Given the dawn of generative AI and other emerging technologies, not to mention employers in various industries bemoaning the digital skills gap, workers can hardly be blamed for thinking their existing skillset is no longer sufficient.
And, while that might not be the case now, in years to come it could well be a different story.
Fresh research from LinkedIn has estimated that the skills needed for jobs will change by at least 65% by 2030 as rapid technological developments accelerate workplace change.
The world-leading professional network says shifts are already under way, with job posts mentioning AI or GenAI more than doubling (2.2x) globally over the past couple of years.
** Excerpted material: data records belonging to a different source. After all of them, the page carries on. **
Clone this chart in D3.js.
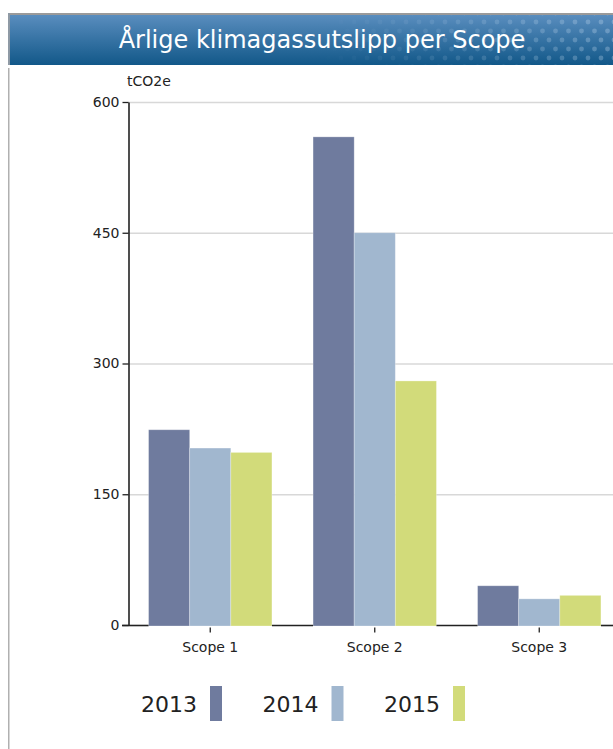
<!DOCTYPE html>
<html>
<head>
<meta charset="utf-8">
<script src="https://cdn.jsdelivr.net/npm/d3@7"></script>
<style>
  html, body { margin: 0; padding: 0; background: #fff; overflow: hidden; }
  svg { display: block; font-family: "DejaVu Sans", sans-serif; }
</style>
</head>
<body>
<svg id="chart" width="613" height="749"></svg>
<script>
const title = "Årlige klimagassutslipp per Scope";
const unitLabel = "tCO2e";
const categories = ["Scope 1", "Scope 2", "Scope 3"];
const years = ["2013", "2014", "2015"];
const values2013 = [224, 560, 45];
const values2014 = [203, 450, 30];
const values2015 = [198, 280, 34];
const yTicks = [0, 150, 300, 450, 600];
const colors = ["#6f7b9e", "#a1b7cf", "#d2db7a"];

const seriesValues = [values2013, values2014, values2015];

const svg = d3.select("#chart");
const defs = svg.append("defs");

// title bar gradient
const grad = defs.append("linearGradient").attr("id", "barGrad")
  .attr("x1", 0).attr("y1", 0).attr("x2", 0).attr("y2", 1);
grad.append("stop").attr("offset", "0%").attr("stop-color", "#5c8fc0");
grad.append("stop").attr("offset", "100%").attr("stop-color", "#125889");

const pat = defs.append("pattern").attr("id", "dots")
  .attr("patternUnits", "userSpaceOnUse").attr("width", 13).attr("height", 18);
pat.append("circle").attr("cx", 3).attr("cy", 4).attr("r", 2.4).attr("fill", "#cfe2f4");
pat.append("circle").attr("cx", 9.5).attr("cy", 13).attr("r", 2.4).attr("fill", "#cfe2f4");

const fadeGrad = defs.append("linearGradient").attr("id", "fadeGrad")
  .attr("gradientUnits", "userSpaceOnUse")
  .attr("x1", 320).attr("y1", 0).attr("x2", 613).attr("y2", 0);
fadeGrad.append("stop").attr("offset", "0%").attr("stop-color", "#fff").attr("stop-opacity", 0);
fadeGrad.append("stop").attr("offset", "100%").attr("stop-color", "#fff").attr("stop-opacity", 0.3);
const mask = defs.append("mask").attr("id", "fadeMask");
mask.append("rect").attr("x", 0).attr("y", 0).attr("width", 613).attr("height", 80)
  .attr("fill", "url(#fadeGrad)");

// title bar
svg.append("rect").attr("x", 8).attr("y", 13).attr("width", 620).attr("height", 52)
  .attr("fill", "url(#barGrad)");
svg.append("rect").attr("x", 8).attr("y", 13).attr("width", 620).attr("height", 52)
  .attr("fill", "url(#dots)").attr("mask", "url(#fadeMask)");
svg.append("rect").attr("x", 8).attr("y", 13).attr("width", 620).attr("height", 2).attr("fill", "#9a9a9a");
svg.append("rect").attr("x", 8).attr("y", 13).attr("width", 2).attr("height", 52).attr("fill", "#8f9aa5");
svg.append("text").attr("x", 322).attr("y", 48).attr("text-anchor", "middle")
  .attr("fill", "#fff").attr("font-size", 24).text(title);

// left border
svg.append("rect").attr("x", 8).attr("y", 68).attr("width", 1.5).attr("height", 690).attr("fill", "#b0b0b0");

// scales
const y = d3.scaleLinear().domain([0, 600]).range([625, 102]);
const x = d3.scaleBand().domain(categories).range([128, 621.5]).paddingInner(0.25).paddingOuter(0.125);
const xs = d3.scaleBand().domain(years).range([0, x.bandwidth()]);

// gridlines
svg.append("g").selectAll("line").data(yTicks.filter(d => d > 0)).join("line")
  .attr("x1", 128).attr("x2", 613)
  .attr("y1", d => y(d) + 0.5).attr("y2", d => y(d) + 0.5)
  .attr("stroke", "#d8d8d8").attr("stroke-width", 1.5);

// bars
const groups = svg.append("g").selectAll("g").data(categories).join("g")
  .attr("transform", d => `translate(${x(d)},0)`);
groups.selectAll("rect").data((c, i) => years.map((yr, j) => ({ yr, v: seriesValues[j][i], j })))
  .join("rect")
  .attr("x", d => xs(d.yr))
  .attr("width", xs.bandwidth())
  .attr("y", d => y(d.v))
  .attr("height", d => y(0) - y(d.v) + 1)
  .attr("fill", d => colors[d.j])
  .attr("stroke", "rgba(255,255,255,0.35)").attr("stroke-width", 0.8);

// x axis
const xAxis = d3.axisBottom(x).tickSize(7).tickSizeOuter(0);
const gx = svg.append("g").attr("transform", `translate(0,${y(0) + 0.5})`).call(xAxis);
gx.select(".domain").remove();
gx.selectAll(".tick line").attr("stroke", "#222").attr("stroke-width", 1.3).attr("y1", 2);
gx.selectAll(".tick text").attr("font-family", "DejaVu Sans").attr("font-size", 14)
  .attr("fill", "#222").attr("dy", 0).attr("y", 26);
// baseline pieces between bars
const gaps = [[122, x(categories[0])]];
categories.forEach((c, i) => {
  const end = x(c) + x.bandwidth();
  const next = i < categories.length - 1 ? x(categories[i + 1]) : 613;
  gaps.push([end, next]);
});
svg.append("g").selectAll("line").data(gaps).join("line")
  .attr("x1", d => d[0]).attr("x2", d => d[1])
  .attr("y1", y(0) + 0.5).attr("y2", y(0) + 0.5)
  .attr("stroke", "#222").attr("stroke-width", 1.6);

// y axis
const yAxis = d3.axisLeft(y).tickValues(yTicks).tickSize(6).tickSizeOuter(0);
const gy = svg.append("g").attr("transform", "translate(128.5,0)").call(yAxis);
gy.select(".domain").attr("stroke", "#222").attr("stroke-width", 1.6);
gy.selectAll(".tick line").attr("stroke", "#222").attr("stroke-width", 1.3);
gy.selectAll(".tick text").attr("font-family", "DejaVu Sans").attr("font-size", 14)
  .attr("fill", "#222").attr("x", -9);

// unit label
svg.append("text").attr("x", 127).attr("y", 86).attr("font-size", 14).attr("fill", "#222").text(unitLabel);

// legend
const legend = svg.append("g").selectAll("g").data(years).join("g")
  .attr("transform", (d, i) => `translate(${141 + i * 121.5},0)`);
legend.append("text").attr("x", 0).attr("y", 712).attr("font-size", 22).attr("fill", "#222").text(d => d);
legend.append("rect").attr("x", 69).attr("y", 686).attr("width", 12).attr("height", 35)
  .attr("fill", (d, i) => colors[i]);
</script>
</body>
</html>
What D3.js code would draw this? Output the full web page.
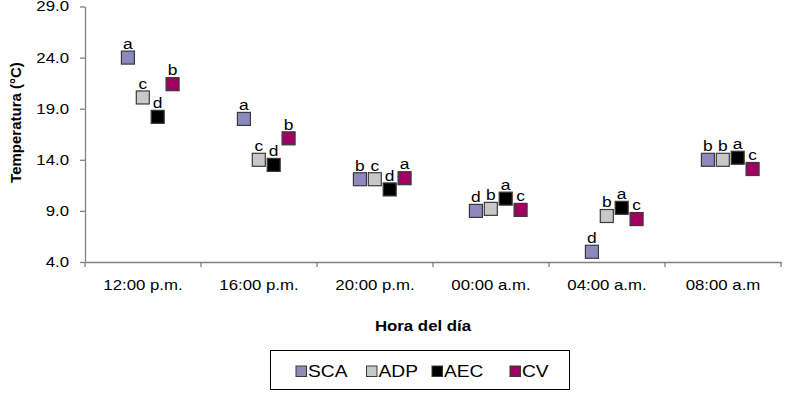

In the US, they have almost tripled.
LinkedIn’s Global Talent Trends Report for October 2023 also finds that applications for these posts have grown 17% faster compared to those that don’t mention AI or GenAI.
Interestingly, almost nine in 10 (89%) professionals are excited to use AI at work, while more than half (57%) want to learn more about it.
“Everyone, from customer service representatives to teachers, will be able to use the technology to remove some of the drudgery of everyday tasks so they can focus on valuable people-centric work.
“With so much change under way, now is the time for business leaders to assess the skills their organisations need now and in the years ahead so they can set their teams up for success.”
Business leaders relying on recruitment teams
LinkedIn’s latest research, conducted by Censuswide, gathered the thoughts of almost 30,000 professionals from 18 nations including the US, Canada, Brazil, the UK, France, Saudi Arabia, Japan and Australia.
The Global Talent Trends report analysed job descriptions for all paid enterprise jobs in the 24 months up to July 2023, and flagged jobs with mentions of AI and GenAI in 10 different languages.
Researchers found that, to ready their workforce for the changes ahead, business leaders are relying on HR and recruitment teams to lead the way. Nine out of 10 talent professionals say their role has become more strategic in the last year, 61% say they are rolling out AI training to support employees, and another 61% are already using the technology to support day-to-day tasks.
Moreover, the majority (80%) of HR professionals believe AI will be a tool that helps them in the next five years, enabling them to focus on the more strategic, human aspects of their roles such as strengthening relationships with candidates and colleagues (39%).
“HR professionals will be at the heart of ensuring businesses have the talent and skills they need to thrive,” adds Sabella. “AI will be a critical tool for them, too, helping them to focus on connecting and building relationships with candidates, and fostering a strong company culture.”